Participants in the December Life March from Taiz to Sana'a

The last two weeks in December witnessed a changing dimension in the revolutionary tactics used by pro-change Yemenis. First, there was the Life March that launched from Taiz to Sana’a in December, which tragically ended in the killing of 9 peaceful marchers in Sana’a on December 24th. More recently, another march to the capital began from the impoverished Red Sea port of Hodeida, a five-day trek which ended on Sunday January 8th in Sana’a.

These are important tactical changes from the occupation of public squares, which has been a cornerstone of protest activity in Yemen since demonstrations began in early 2011. Much criticism of Yemen’s protest movement has centred on its lack of appeal outside the country’s major cities.

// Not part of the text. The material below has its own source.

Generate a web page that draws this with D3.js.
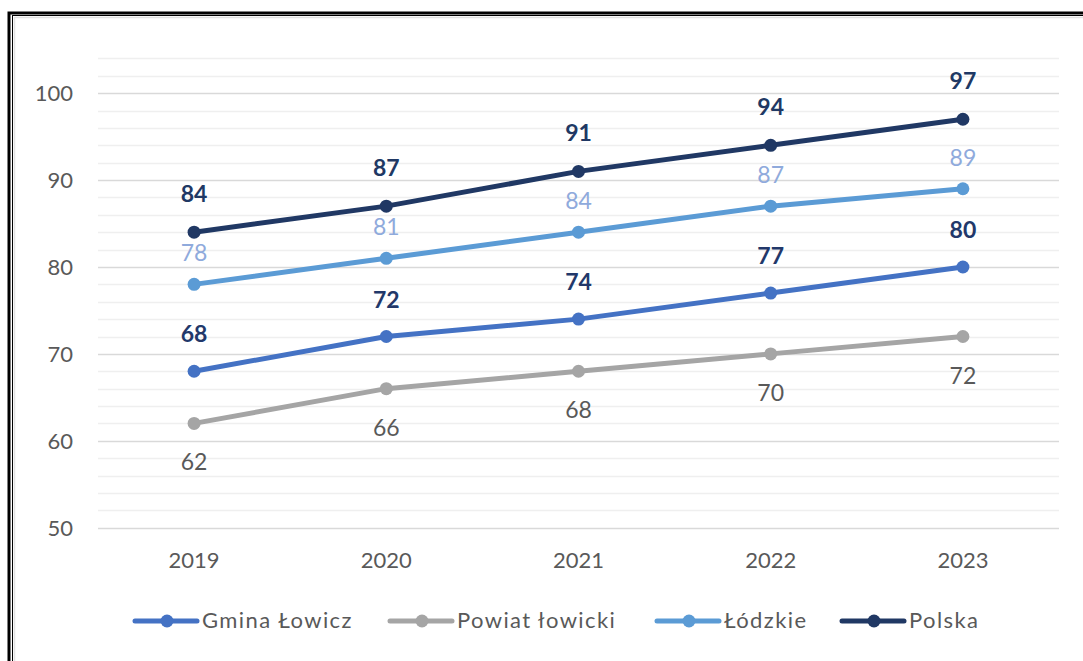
<!DOCTYPE html>
<html><head><meta charset="utf-8">
<script src="https://cdn.jsdelivr.net/npm/d3@7"></script>
<style>body{margin:0;background:#fff;} svg{display:block;}</style>
</head><body>
<svg id="c" width="1083" height="661"></svg>
<script>
const years = ["2019","2020","2021","2022","2023"];
const seriesNames = ["Gmina Łowicz","Powiat łowicki","Łódzkie","Polska"];
const gminaLowicz = [68,72,74,77,80];
const powiatLowicki = [62,66,68,70,72];
const lodzkie = [78,81,84,87,89];
const polska = [84,87,91,94,97];
const yTicks = [50,60,70,80,90,100];

const series = [
  {name: seriesNames[0], values: gminaLowicz, color:"#4472C4", label:"#22386A", bold:true, off:-37},
  {name: seriesNames[1], values: powiatLowicki, color:"#A5A5A5", label:"#595959", bold:false, off:39},
  {name: seriesNames[2], values: lodzkie, color:"#5B9BD5", label:"#8FAADC", bold:false, off:-31},
  {name: seriesNames[3], values: polska, color:"#203864", label:"#203864", bold:true, off:-38}
];
const drawOrder = [1,0,2,3];

const svg = d3.select("#c");
const font = "Lato, 'Open Sans', sans-serif";

// border
svg.append("rect").attr("x",9).attr("y",13).attr("width",1200).attr("height",800)
  .attr("fill","none").attr("stroke","#000").attr("stroke-width",3);
svg.append("rect").attr("x",12.5).attr("y",15.5).attr("width",1200).attr("height",800)
  .attr("fill","none").attr("stroke","#000").attr("stroke-width",1);
svg.append("line").attr("x1",14.5).attr("x2",14.5).attr("y1",17).attr("y2",661).attr("stroke","#e2e2e2").attr("stroke-width",1.5);
svg.append("line").attr("x1",14).attr("x2",1083).attr("y1",17.5).attr("y2",17.5).attr("stroke","#e2e2e2").attr("stroke-width",1.5);

const x = d3.scaleBand().domain(years).range([98,1059]);
const y = d3.scaleLinear().domain([50,104]).range([527.7,58.4]);

// gridlines
const minor = d3.range(50,105,2);
svg.append("g").selectAll("line").data(minor).join("line")
  .attr("x1",98).attr("x2",1059)
  .attr("y1",d=>Math.round(y(d))+0.5).attr("y2",d=>Math.round(y(d))+0.5)
  .attr("stroke",d=>d%10===0?"#d9d9d9":"#efefef").attr("stroke-width",d=>d%10===0?1.5:1.3);

// y axis
const yAxis = d3.axisLeft(y).tickValues(yTicks).tickSize(0).tickPadding(0);
const gy = svg.append("g").attr("transform","translate(73,0)").call(yAxis);
gy.select(".domain").remove();
gy.selectAll("text").attr("font-family",font).attr("font-size",22).attr("fill","#595959").attr("dy","0.34em");

// x axis
const xAxis = d3.axisBottom(x).tickSize(0).tickPadding(0);
const gx = svg.append("g").attr("transform","translate(0,561)").call(xAxis);
gx.select(".domain").remove();
gx.selectAll("text").attr("font-family",font).attr("font-size",22).attr("fill","#595959").attr("dy","0.34em");

const cx = d => x(d) + x.bandwidth()/2;
const line = d3.line().x((d,i)=>cx(years[i])).y(d=>y(d));

drawOrder.forEach(k=>{
  const s = series[k];
  const g = svg.append("g");
  g.append("path").attr("d",line(s.values)).attr("fill","none").attr("stroke",s.color)
    .attr("stroke-width",5).attr("stroke-linejoin","round").attr("stroke-linecap","round");
  g.selectAll("circle").data(s.values).join("circle")
    .attr("cx",(d,i)=>cx(years[i])).attr("cy",d=>y(d)).attr("r",6.5).attr("fill",s.color);
});
series.forEach(s=>{
  svg.append("g").selectAll("text").data(s.values).join("text")
    .attr("x",(d,i)=>cx(years[i]))
    .attr("y",d=>y(d) + s.off)
    .attr("dy","0.35em")
    .attr("text-anchor","middle").attr("font-family",font)
    .attr("font-size",23).attr("font-weight",s.bold?"bold":"normal")
    .attr("fill",s.label).text(d=>d);
});

// legend
const legendX = [135,390,657,842];
const lg = svg.append("g");
series.forEach((s,i)=>{
  const g = lg.append("g").attr("transform",`translate(${legendX[i]},621)`);
  g.append("line").attr("x1",0).attr("x2",62).attr("y1",0).attr("y2",0)
    .attr("stroke",s.color).attr("stroke-width",5).attr("stroke-linecap","round");
  g.append("circle").attr("cx",32).attr("cy",0).attr("r",6.5).attr("fill",s.color);
  g.append("text").attr("x",67).attr("y",0).attr("dy","0.34em").attr("font-family",font)
    .attr("font-size",22).attr("letter-spacing","1.4px").attr("fill","#595959").text(s.name);
});
</script>
</body></html>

The occupation of change squares, which are located only in urban centers, was seen as vindicating this criticism and a testament to the movement’s failure to appeal to the 70 percent of Yemenis living in remote rural villages.

The rise of these “Life Marches” may, however, be changing this state of affairs. Many of those living in rural areas are often too impoverished or insecure to leave their meagre possessions behind to participate in protests. By physically taking the protests to the rural parts of the country, via the “Life March”, activists have demonstrated to their critics that the appetite for change is not merely confined to the country’s urban middle-class.

In addition to the Life Marches, the last two weeks in December saw an increase in a new trend of ‘Intra-Institutional Protests’. These demonstrations have been carried out by disgruntled public sector employees in military and police units, government authorities and ministries, and leading national businesses, who are challenging corrupt leaders, poor pay and condition, and other grievances by physically ‘locking out’ or expelling their corrupt leaders/bosses. For many Yemenis, corruption has been the driving force behind anger towards the Saleh regime. By physically removing corrupt public sector officials from office, these demonstrators are using an innovative tactic to directly target the root cause of corruption.

“This is the real revolution, the institutions revolution,” said Mohammed Gabaal, a 40-year-old accountant who is on strike. “The president has appointed a ring of corrupt people all over government agencies.”

For some Yemeni soldiers and workers, this new strategy has been motivated, in part, by the President’s signing of the GCC deal, an important concession that boosted their confidence to challenge other ‘untouchables’ closer to home.

These developments in Yemen’s protest movement all lead to one very important question: are we seeing the second wave of Yemen’s revolution, similar to the November and December upsurge in anti-SCAF protests in Egypt? There is as yet no definitive answer, but all signs seem to point to yes.